» **Given request**
Write the lines out again, from the top of the material to the line containing "1.60,0.90,1.00,0.90,1.00,1.00];", pictures excluded.

....................

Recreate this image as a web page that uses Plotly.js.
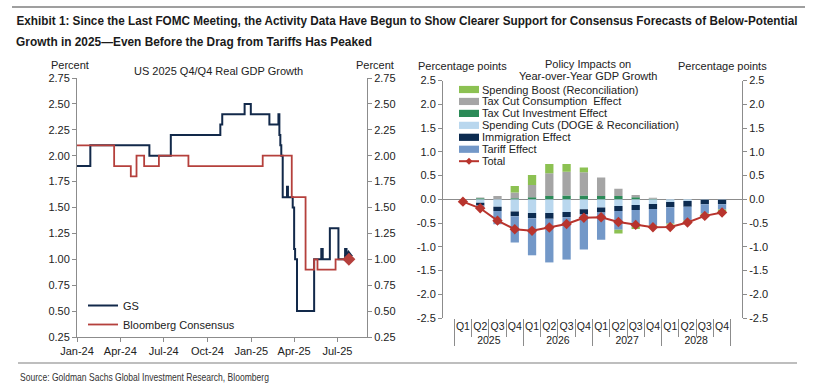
<!DOCTYPE html>
<html>
<head>
<meta charset="utf-8">
<script src="https://cdn.plot.ly/plotly-3.0.1.min.js"></script>
<style>
html,body{margin:0;padding:0;background:#fff;}
#chart{width:816px;height:387px;}
</style>
</head>
<body>
<div id="chart"></div>
<script>
// ---------- Left panel data: US 2025 Q4/Q4 Real GDP Growth forecasts (step series) ----------
const gsDates = ['2024-01-01','2024-01-29','2024-06-01','2024-07-16','2024-10-28','2024-11-01','2024-12-18','2024-12-31',
  '2025-02-08','2025-02-27','2025-03-01','2025-03-03','2025-03-05','2025-03-08','2025-03-17','2025-03-19','2025-03-29',
  '2025-04-01','2025-04-03','2025-04-07','2025-05-13','2025-05-28','2025-05-31','2025-06-15','2025-07-03','2025-07-17',
  '2025-07-20','2025-07-24'];
const gsValues = [1.90,2.10,2.00,2.20,2.30,2.40,2.50,2.40,
  2.30,2.40,2.20,2.10,2.00,1.60,1.70,1.60,1.50,
  1.10,1.00,0.50,1.00,1.10,1.00,1.30,1.00,1.10,
  1.05,1.05];
const bbgDates = ['2024-01-01','2024-03-19','2024-04-23','2024-05-05','2024-05-21','2024-06-21','2024-08-22','2025-01-25',
  '2025-03-27','2025-04-25','2025-05-13','2025-05-20','2025-06-27','2025-07-25'];
const bbgValues = [2.10,1.90,1.80,2.00,1.90,2.00,1.90,2.00,
  1.60,0.90,1.00,0.90,1.00,1.00];

// ---------- Right panel data: Policy impacts on YoY GDP growth (pp) ----------
const years = ['2025','2025','2025','2025','2026','2026','2026','2026','2027','2027','2027','2027','2028','2028','2028','2028'];
const quarters = ['Q1','Q2','Q3','Q4','Q1','Q2','Q3','Q4','Q1','Q2','Q3','Q4','Q1','Q2','Q3','Q4'];
const spendingBoost     = [0, 0, 0, 0.14, 0.21, 0.19, 0.16, 0.10, 0, -0.08, -0.05, -0.04, -0.02, -0.03, -0.055, -0.06];
const taxCutConsumption = [0, 0.015, 0.07, 0.12, 0.26, 0.48, 0.50, 0.49, 0.39, 0.15, 0.05, 0.02, 0, 0, 0, 0];
const taxCutInvestment  = [0, 0.02, 0, 0.02, 0.04, 0.07, 0.08, 0.08, 0.07, 0.07, 0.04, 0.01, 0, 0, 0, 0];
const spendingCuts      = [0, -0.075, -0.16, -0.26, -0.29, -0.29, -0.27, -0.21, -0.175, -0.14, -0.12, -0.10, -0.06, -0.035, -0.01, -0.01];
const immigration       = [0, -0.055, -0.085, -0.10, -0.11, -0.12, -0.11, -0.10, -0.105, -0.105, -0.105, -0.105, -0.11, -0.125, -0.095, -0.095];
const tariff            = [0, -0.045, -0.28, -0.55, -0.78, -0.92, -0.89, -0.75, -0.57, -0.395, -0.35, -0.34, -0.34, -0.28, -0.195, -0.11];
const total             = [-0.05, -0.19, -0.45, -0.63, -0.665, -0.595, -0.52, -0.39, -0.38, -0.48, -0.54, -0.59, -0.585, -0.49, -0.35, -0.28];
const ppTickVals = [-2.5, -2.0, -1.5, -1.0, -0.5, 0.0, 0.5, 1.0, 1.5, 2.0, 2.5];
const ppTickText = ['-2.5', '-2.0', '-1.5', '-1.0', '-0.5', '0.0', '0.5', '1.0', '1.5', '2.0', '2.5'];

// ---------- Styling ----------
const W = 816, H = 387;
const X = p => p / W;
const Y = p => 1 - p / H;
const FONT = "'Liberation Sans', Arial, sans-serif";
const NARROW = "'Liberation Sans Narrow', 'Liberation Sans', Arial, sans-serif";
const TXT = '#222222';
const AX = '#8c8c8c';
const C = {
  gs: '#12294a', bbg: '#b5403c',
  boost: '#8cc152', cons: '#a5a5a5', inv: '#2b8a57',
  cuts: '#b9d7ee', imm: '#0c2b50', tariff: '#7398c8', total: '#b8342d'
};

const mcX = [years, quarters];
const bar = (name, vals, color) => ({
  type: 'bar', name: name, x: mcX, y: vals, xaxis: 'x3', yaxis: 'y3',
  marker: {color: color, line: {width: 0}}, showlegend: false, hoverinfo: 'name+y'
});

const traces = [
  {type: 'scatter', mode: 'lines', name: 'GS', x: gsDates, y: gsValues, line: {shape: 'hv', color: C.gs, width: 2}, xaxis: 'x', yaxis: 'y'},
  {type: 'scatter', mode: 'lines', name: 'Bloomberg Consensus', x: bbgDates, y: bbgValues, line: {shape: 'hv', color: C.bbg, width: 1.8}, xaxis: 'x', yaxis: 'y'},
  {type: 'scatter', mode: 'markers', x: [gsDates[gsDates.length-1]], y: [gsValues[gsValues.length-1]], marker: {symbol: 'triangle-up', size: 8, color: C.gs}, showlegend: false, xaxis: 'x', yaxis: 'y'},
  {type: 'scatter', mode: 'markers', x: [bbgDates[bbgDates.length-1]], y: [bbgValues[bbgValues.length-1]], marker: {symbol: 'diamond', size: 10, color: C.bbg}, showlegend: false, xaxis: 'x', yaxis: 'y'},
  {type: 'scatter', mode: 'lines', x: [gsDates[0]], y: [gsValues[0]], showlegend: false, hoverinfo: 'skip', line: {width: 0}, xaxis: 'x', yaxis: 'y2'},
  bar('Spending Cuts (DOGE & Reconciliation)', spendingCuts, C.cuts),
  bar('Immigration Effect', immigration, C.imm),
  bar('Tariff Effect', tariff, C.tariff),
  bar('Tax Cut Investment Effect', taxCutInvestment, C.inv),
  bar('Tax Cut Consumption  Effect', taxCutConsumption, C.cons),
  bar('Spending Boost (Reconciliation)', spendingBoost, C.boost),
  {type: 'scatter', mode: 'lines+markers', name: 'Total', x: mcX, y: total, xaxis: 'x3', yaxis: 'y3',
   line: {color: C.total, width: 2}, marker: {symbol: 'diamond', size: 8, color: C.total}, showlegend: false},
  {type: 'scatter', mode: 'lines', x: mcX, y: total, xaxis: 'x3', yaxis: 'y4', showlegend: false, hoverinfo: 'skip', line: {width: 0}}
];

const yAxisBase = {showgrid: false, zeroline: false, showline: true, linecolor: AX, linewidth: 1,
  ticks: 'outside', ticklen: 4, tickcolor: AX, tickfont: {family: FONT, size: 11, color: TXT}};

// custom compact legend for right panel
const legendItems = [
  {name: 'Spending Boost (Reconciliation)', color: C.boost},
  {name: 'Tax Cut Consumption  Effect', color: C.cons},
  {name: 'Tax Cut Investment Effect', color: C.inv},
  {name: 'Spending Cuts (DOGE & Reconciliation)', color: C.cuts},
  {name: 'Immigration Effect', color: C.imm},
  {name: 'Tariff Effect', color: C.tariff},
  {name: 'Total', color: C.total, line: true}
];
const shapes = [
  {type: 'line', xref: 'paper', yref: 'paper', x0: X(12), x1: X(805), y0: Y(7), y1: Y(7), line: {color: '#7f7f7f', width: 1.5}},
  {type: 'line', xref: 'paper', yref: 'paper', x0: X(18), x1: X(797), y0: Y(363), y1: Y(363), line: {color: '#7f7f7f', width: 1.2}}
];
const TITLE1 = 'Exhibit 1: Since the Last FOMC Meeting, the Activity Data Have Begun to Show Clearer Support for Consensus Forecasts of Below-Potential';
const TITLE2 = 'Growth in 2025\u2014Even Before the Drag from Tariffs Has Peaked';
const SOURCE = 'Source: Goldman Sachs Global Investment Research, Bloomberg';
const annotations = [
  {text: '<b>' + TITLE1 + '</b>', x: X(14), y: Y(21), xanchor: 'left', yanchor: 'middle', font: {family: NARROW, size: 13.5, color: '#1a1a1a'}},
  {text: '<b>' + TITLE2 + '</b>', x: X(14), y: Y(42), xanchor: 'left', yanchor: 'middle', font: {family: NARROW, size: 13.5, color: '#1a1a1a'}},
  {text: SOURCE, x: X(18), y: Y(377), xanchor: 'left', yanchor: 'middle', font: {family: NARROW, size: 10, color: '#333'}},
  {text: 'Percent', x: X(70), y: Y(65), xanchor: 'center', yanchor: 'middle', font: {family: FONT, size: 11, color: TXT}},
  {text: 'Percent', x: X(375), y: Y(65), xanchor: 'center', yanchor: 'middle', font: {family: FONT, size: 11, color: TXT}},
  {text: 'US 2025 Q4/Q4 Real GDP Growth', x: X(218), y: Y(71), xanchor: 'center', yanchor: 'middle', font: {family: FONT, size: 11, color: TXT}},
  {text: 'Percentage points', x: X(462), y: Y(66), xanchor: 'center', yanchor: 'middle', font: {family: FONT, size: 11, color: TXT}},
  {text: 'Percentage points', x: X(722), y: Y(66), xanchor: 'center', yanchor: 'middle', font: {family: FONT, size: 11, color: TXT}},
  {text: 'Policy Impacts on', x: X(588), y: Y(64), xanchor: 'center', yanchor: 'middle', font: {family: FONT, size: 11, color: TXT}},
  {text: 'Year-over-Year GDP Growth', x: X(588), y: Y(76), xanchor: 'center', yanchor: 'middle', font: {family: FONT, size: 11, color: TXT}}
];
legendItems.forEach((it, i) => {
  const cy = 89.5 + i * 11.95;
  if (it.line) {
    shapes.push({type: 'line', xref: 'paper', yref: 'paper', x0: X(459), x1: X(479), y0: Y(cy), y1: Y(cy), line: {color: it.color, width: 2}});
    const d = 3.5;
    shapes.push({type: 'path', xref: 'paper', yref: 'paper', fillcolor: it.color, line: {width: 0},
      path: `M${X(469)},${Y(cy-d)} L${X(469+d)},${Y(cy)} L${X(469)},${Y(cy+d)} L${X(469-d)},${Y(cy)} Z`});
  } else {
    shapes.push({type: 'rect', xref: 'paper', yref: 'paper', x0: X(459), x1: X(479), y0: Y(cy+3.6), y1: Y(cy-3.6), fillcolor: it.color, line: {width: 0}});
  }
  annotations.push({text: it.name, x: X(480), y: Y(cy), xanchor: 'left', yanchor: 'middle', showarrow: false,
    font: {family: FONT, size: 11, color: TXT}});
});
annotations.forEach(a => { a.xref = 'paper'; a.yref = 'paper'; a.showarrow = false; });

const layout = {
  width: W, height: H,
  margin: {l: 0, r: 0, t: 0, b: 0},
  paper_bgcolor: '#fff', plot_bgcolor: 'rgba(0,0,0,0)',
  font: {family: FONT, size: 11, color: TXT},
  barmode: 'relative', bargap: 0.52,
  showlegend: true,
  legend: {x: X(83), y: Y(291), xanchor: 'left', yanchor: 'top', bgcolor: 'rgba(0,0,0,0)',
           font: {family: FONT, size: 11, color: TXT}, tracegroupgap: 0, itemwidth: 30},
  xaxis: {domain: [X(77), X(367)], anchor: 'y', type: 'date', range: ['2024-01-01', '2025-09-01'],
          tick0: '2024-01-01', dtick: 'M3', tickformat: '%b-%y', ticks: 'outside', ticklen: 4, tickcolor: AX,
          showline: true, linecolor: AX, showgrid: false, zeroline: false,
          tickfont: {family: FONT, size: 11, color: TXT}},
  yaxis: Object.assign({}, yAxisBase, {domain: [Y(337), Y(78)], anchor: 'x', range: [0.25, 2.75], dtick: 0.25, tick0: 0.25, tickformat: '.2f'}),
  yaxis2: Object.assign({}, yAxisBase, {overlaying: 'y', side: 'right', anchor: 'x', range: [0.25, 2.75], dtick: 0.25, tick0: 0.25, tickformat: '.2f'}),
  xaxis3: {domain: [X(443), X(742)], anchor: 'y3', type: 'multicategory', tickangle: 0, ticks: 'outside', ticklen: 18, tickcolor: AX,
           showdividers: true, dividercolor: AX, dividerwidth: 1, showline: false, showgrid: false, zeroline: false,
           tickfont: {family: FONT, size: 10.5, color: TXT}},
  yaxis3: Object.assign({}, yAxisBase, {domain: [Y(318), Y(80.5)], anchor: 'x3', range: [-2.5, 2.5],
           tickmode: 'array', tickvals: ppTickVals, ticktext: ppTickText,
           zeroline: true, zerolinecolor: AX, zerolinewidth: 1}),
  yaxis4: Object.assign({}, yAxisBase, {overlaying: 'y3', side: 'right', anchor: 'x3', range: [-2.5, 2.5],
           tickmode: 'array', tickvals: ppTickVals, ticktext: ppTickText}),
  shapes: shapes,
  annotations: annotations
};

// fit some long texts to the reference widths (keeps them as real text, squeezed horizontally)
const fitWidths = [[TITLE1, 782], [TITLE2, 356], [SOURCE, 249]];
function fitTexts() {
  document.querySelectorAll('#chart .annotation-text').forEach(el => {
    const t = el.textContent;
    fitWidths.forEach(([s, w]) => {
      if (t === s) {
        const bb = el.getBBox();
        if (bb.width > 0) {
          const k = w / bb.width;
          const prev = el.getAttribute('transform') || '';
          el.setAttribute('transform', `${prev} translate(${bb.x},0) scale(${k},1) translate(${-bb.x},0)`);
        }
      }
    });
  });
}
Plotly.newPlot('chart', traces, layout, {displayModeBar: false, staticPlot: true}).then(fitTexts);
</script>
</body>
</html>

....................

» **Output of the exercise**
Recreate this image as a web page that uses Plotly.js.
<!DOCTYPE html>
<html>
<head>
<meta charset="utf-8">
<script src="https://cdn.plot.ly/plotly-3.0.1.min.js"></script>
<style>
html,body{margin:0;padding:0;background:#fff;}
#chart{width:816px;height:387px;}
</style>
</head>
<body>
<div id="chart"></div>
<script>
// ---------- Left panel data: US 2025 Q4/Q4 Real GDP Growth forecasts (step series) ----------
const gsDates = ['2024-01-01','2024-01-29','2024-06-01','2024-07-16','2024-10-28','2024-11-01','2024-12-18','2024-12-31',
  '2025-02-08','2025-02-27','2025-03-01','2025-03-03','2025-03-05','2025-03-08','2025-03-17','2025-03-19','2025-03-29',
  '2025-04-01','2025-04-03','2025-04-07','2025-05-13','2025-05-28','2025-05-31','2025-06-15','2025-07-03','2025-07-17',
  '2025-07-20','2025-07-24'];
const gsValues = [1.90,2.10,2.00,2.20,2.30,2.40,2.50,2.40,
  2.30,2.40,2.20,2.10,2.00,1.60,1.70,1.60,1.50,
  1.10,1.00,0.50,1.00,1.10,1.00,1.30,1.00,1.10,
  1.05,1.05];
const bbgDates = ['2024-01-01','2024-03-19','2024-04-23','2024-05-05','2024-05-21','2024-06-21','2024-08-22','2025-01-25',
  '2025-03-27','2025-04-25','2025-05-13','2025-05-20','2025-06-27','2025-07-25'];
const bbgValues = [2.10,1.90,1.80,2.00,1.90,2.00,1.90,2.00,
  1.60,0.90,1.00,0.90,1.00,1.00];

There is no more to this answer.